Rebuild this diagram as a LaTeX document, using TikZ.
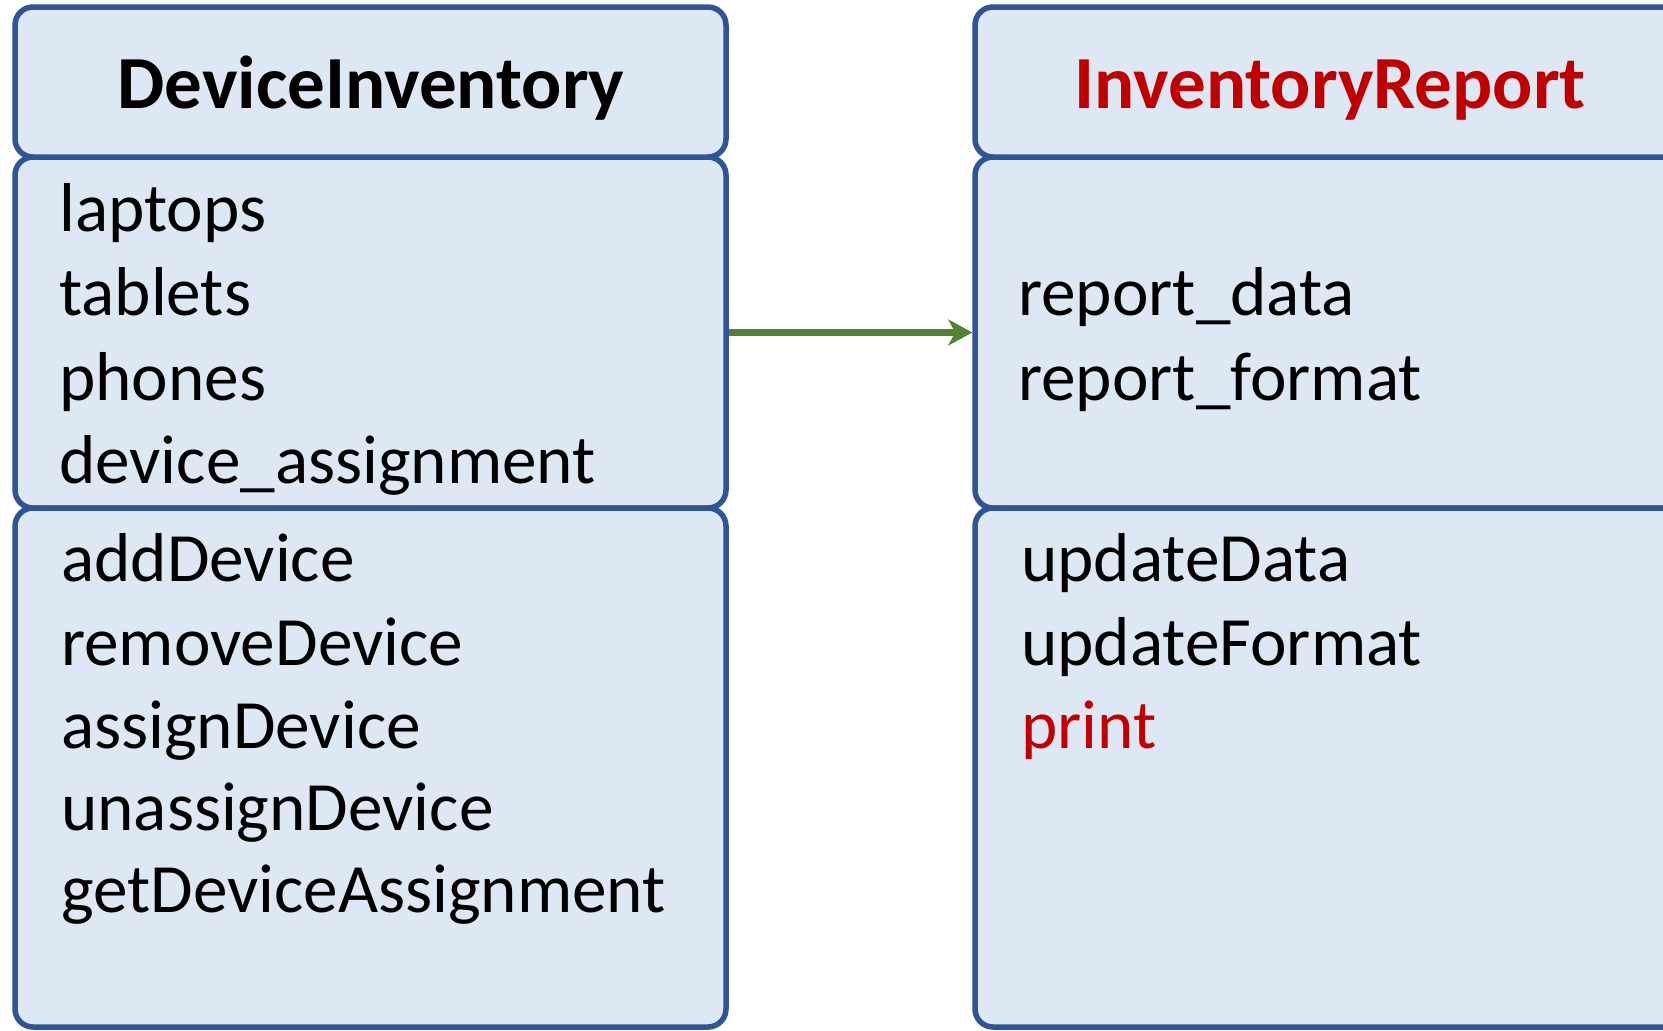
\documentclass[tikz,border=0pt]{standalone}
\usepackage{fontspec}
\setmainfont{Carlito}
\usetikzlibrary{arrows.meta}
\definecolor{boxfill}{HTML}{DEE8F4}
\definecolor{boxline}{HTML}{2F5597}
\definecolor{titlered}{HTML}{C00000}
\definecolor{arrowgreen}{HTML}{548235}
\tikzset{
  compart/.style={draw=boxline, fill=boxfill, line width=5.5pt, rounded corners=18pt,
    minimum width=711pt, inner sep=0pt},
  member/.style={anchor=base west, inner sep=0pt, font=\fontsize{69.2}{80}\selectfont},
  ctitle/.style={anchor=base, inner sep=0pt, font=\fontsize{75}{88}\selectfont\bfseries},
  assoc/.style={draw=arrowgreen, line width=7.5pt, -{Stealth[length=24pt,width=26pt,inset=7pt]}}
}
\begin{document}
\begin{tikzpicture}[x=1pt,y=-1pt]
\useasboundingbox (0,0) rectangle (1663,1031);
\clip (0,0) rectangle (1663,1031);
% left class
\node[compart, minimum height=351pt] (attrL) at (370.5,332.5) {};
\node[compart, minimum height=519pt] (methL) at (370.5,767.5) {};
\node[compart, minimum height=150pt] (headL) at (370.5,82) {};
% right class
\node[compart, minimum height=351pt] (attrR) at (1330.5,332.5) {};
\node[compart, minimum height=519pt] (methR) at (1330.5,767.5) {};
\node[compart, minimum height=150pt] (headR) at (1330.5,82) {};
% titles
\node[ctitle] (tL) at (371,108) {DeviceInventory};
\node[ctitle, text=titlered] (tR) at (1330,108) {InventoryReport};
% left attributes
\node[member] (a1) at (59,231) {laptops};
\node[member] (a2) at (59,315) {tablets};
\node[member] (a3) at (59,400) {phones};
\node[member] (a4) at (59,483) {device\_assignment};
% left methods
\node[member] (m1) at (61,581) {addDevice};
\node[member] (m2) at (61,665) {removeDevice};
\node[member] (m3) at (61,748) {assignDevice};
\node[member] (m4) at (61,830) {unassignDevice};
\node[member] (m5) at (61,912) {getDeviceAssignment};
% right attributes
\node[member] (r1) at (1018,315) {report\_data};
\node[member] (r2) at (1018,400) {report\_format};
% right methods
\node[member] (n1) at (1021,581) {updateData};
\node[member] (n2) at (1021,665) {updateFormat};
\node[member, text=titlered] (n3) at (1021,748) {print};
% association
\draw[assoc] (attrL.east) -- (attrR.west);
\end{tikzpicture}
\end{document}
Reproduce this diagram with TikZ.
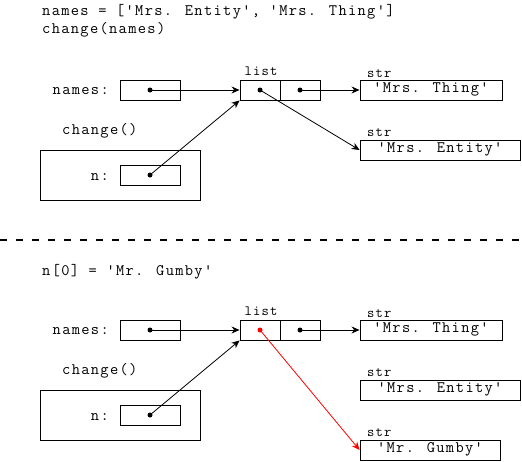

# # # # # # #

What the task requires
Copy the data character for character, but drop all pictures from the copy.

Finished exercise
Rebuild this diagram as a LaTeX document, using TikZ.
\documentclass[tikz,border=0pt]{standalone}
\usepackage{fontspec}
\setmainfont{Carlito}
\usetikzlibrary{arrows.meta}
\definecolor{boxfill}{HTML}{DEE8F4}
\definecolor{boxline}{HTML}{2F5597}
\definecolor{titlered}{HTML}{C00000}
\definecolor{arrowgreen}{HTML}{548235}
\tikzset{
  compart/.style={draw=boxline, fill=boxfill, line width=5.5pt, rounded corners=18pt,
    minimum width=711pt, inner sep=0pt},
  member/.style={anchor=base west, inner sep=0pt, font=\fontsize{69.2}{80}\selectfont},
  ctitle/.style={anchor=base, inner sep=0pt, font=\fontsize{75}{88}\selectfont\bfseries},
  assoc/.style={draw=arrowgreen, line width=7.5pt, -{Stealth[length=24pt,width=26pt,inset=7pt]}}
}
\begin{document}
\begin{tikzpicture}[x=1pt,y=-1pt]
\useasboundingbox (0,0) rectangle (1663,1031);
\clip (0,0) rectangle (1663,1031);
% left class
\node[compart, minimum height=351pt] (attrL) at (370.5,332.5) {};
\node[compart, minimum height=519pt] (methL) at (370.5,767.5) {};
\node[compart, minimum height=150pt] (headL) at (370.5,82) {};
% right class
\node[compart, minimum height=351pt] (attrR) at (1330.5,332.5) {};
\node[compart, minimum height=519pt] (methR) at (1330.5,767.5) {};
\node[compart, minimum height=150pt] (headR) at (1330.5,82) {};
% titles
\node[ctitle] (tL) at (371,108) {DeviceInventory};
\node[ctitle, text=titlered] (tR) at (1330,108) {InventoryReport};
% left attributes
\node[member] (a1) at (59,231) {laptops};
\node[member] (a2) at (59,315) {tablets};
\node[member] (a3) at (59,400) {phones};
\node[member] (a4) at (59,483) {device\_assignment};
% left methods
\node[member] (m1) at (61,581) {addDevice};
\node[member] (m2) at (61,665) {removeDevice};
\node[member] (m3) at (61,748) {assignDevice};
\node[member] (m4) at (61,830) {unassignDevice};
\node[member] (m5) at (61,912) {getDeviceAssignment};
% right attributes
\node[member] (r1) at (1018,315) {report\_data};
\node[member] (r2) at (1018,400) {report\_format};
% right methods
\node[member] (n1) at (1021,581) {updateData};
\node[member] (n2) at (1021,665) {updateFormat};
\node[member, text=titlered] (n3) at (1021,748) {print};
% association
\draw[assoc] (attrL.east) -- (attrR.west);
\end{tikzpicture}
\end{document}
Reproduce this diagram with TikZ.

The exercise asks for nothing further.